**DATASET CONTENT**:
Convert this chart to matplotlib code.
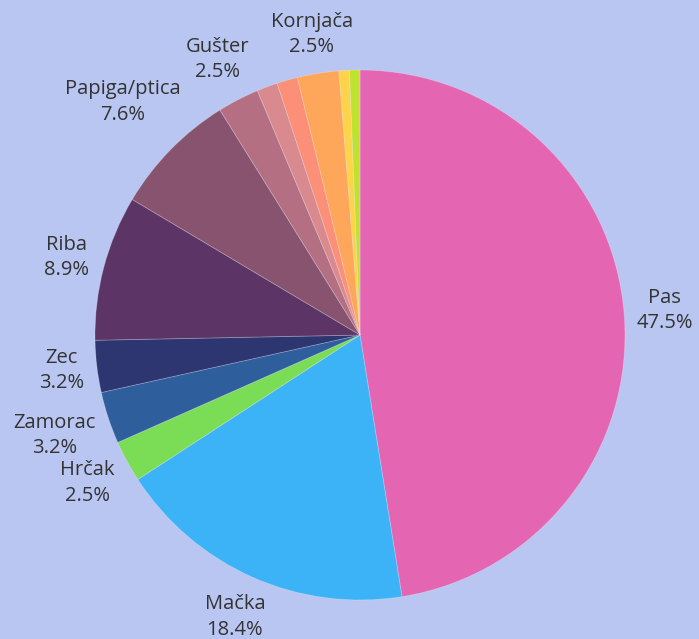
import matplotlib
matplotlib.use("Agg")
import matplotlib.pyplot as plt
import numpy as np

# ljubimci - broj odgovora
names = ["Pas", "Mačka", "Hrčak", "Zamorac", "Zec", "Riba", "Papiga/ptica",
         "Gušter", "", "", "Kornjača", "", ""]
counts = [75, 29, 4, 5, 5, 14, 12, 4, 2, 2, 4, 1, 1]
colors = ["#e466b3", "#3db3f7", "#7bdc56", "#2f5e9c", "#2e3672", "#5c3566",
          "#87536f", "#b56f83", "#d98a8f", "#fb8f77", "#fea75a", "#fdd34b",
          "#bfe22f"]

bg = "#b9c6f1"
plt.rcParams['font.family'] = ['Open Sans', 'DejaVu Sans']

fig = plt.figure(figsize=(6.99, 6.39), dpi=100, facecolor=bg)
ax = fig.add_axes([95/699, 39/639, 530/699, 530/639])
ax.set_facecolor(bg)

wedges, _ = ax.pie(counts, colors=colors, startangle=90, counterclock=False,
                   radius=1, wedgeprops=dict(edgecolor=(1, 1, 1, 0.25), linewidth=0.6))
ax.set_xlim(-1, 1)
ax.set_ylim(-1, 1)
ax.set_aspect('equal')
ax.axis('off')

total = sum(counts)
renderer = fig.canvas.get_renderer()
inv = ax.transData.inverted()
for w, name, c in zip(wedges, names, counts):
    if not name:
        continue
    ang = np.deg2rad((w.theta1 + w.theta2) / 2)
    t = ax.text(0, 0, f"{name}\n{100*c/total:.1f}%", ha='center', va='center',
                fontsize=14.5, color='#333333', linespacing=1.35)
    bb = t.get_window_extent(renderer)
    p0 = inv.transform((bb.x0, bb.y0))
    p1 = inv.transform((bb.x1, bb.y1))
    hw = (p1[0] - p0[0]) / 2
    hh = (p1[1] - p0[1]) / 2
    r = 1.04 + abs(np.cos(ang)) * hw + abs(np.sin(ang)) * hh
    t.set_position((r * np.cos(ang), r * np.sin(ang)))

fig.savefig("out.png", dpi=100, facecolor=bg)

**TASK INSTRUCTIONS**:
From the first line of the listing above, repeat every line through the one holding "ax.axis('off')". Both ends count, and pictures stay out.

**SOLUTION BELOW**:
Convert this chart to matplotlib code.
import matplotlib
matplotlib.use("Agg")
import matplotlib.pyplot as plt
import numpy as np

# ljubimci - broj odgovora
names = ["Pas", "Mačka", "Hrčak", "Zamorac", "Zec", "Riba", "Papiga/ptica",
         "Gušter", "", "", "Kornjača", "", ""]
counts = [75, 29, 4, 5, 5, 14, 12, 4, 2, 2, 4, 1, 1]
colors = ["#e466b3", "#3db3f7", "#7bdc56", "#2f5e9c", "#2e3672", "#5c3566",
          "#87536f", "#b56f83", "#d98a8f", "#fb8f77", "#fea75a", "#fdd34b",
          "#bfe22f"]

bg = "#b9c6f1"
plt.rcParams['font.family'] = ['Open Sans', 'DejaVu Sans']

fig = plt.figure(figsize=(6.99, 6.39), dpi=100, facecolor=bg)
ax = fig.add_axes([95/699, 39/639, 530/699, 530/639])
ax.set_facecolor(bg)

wedges, _ = ax.pie(counts, colors=colors, startangle=90, counterclock=False,
                   radius=1, wedgeprops=dict(edgecolor=(1, 1, 1, 0.25), linewidth=0.6))
ax.set_xlim(-1, 1)
ax.set_ylim(-1, 1)
ax.set_aspect('equal')
ax.axis('off')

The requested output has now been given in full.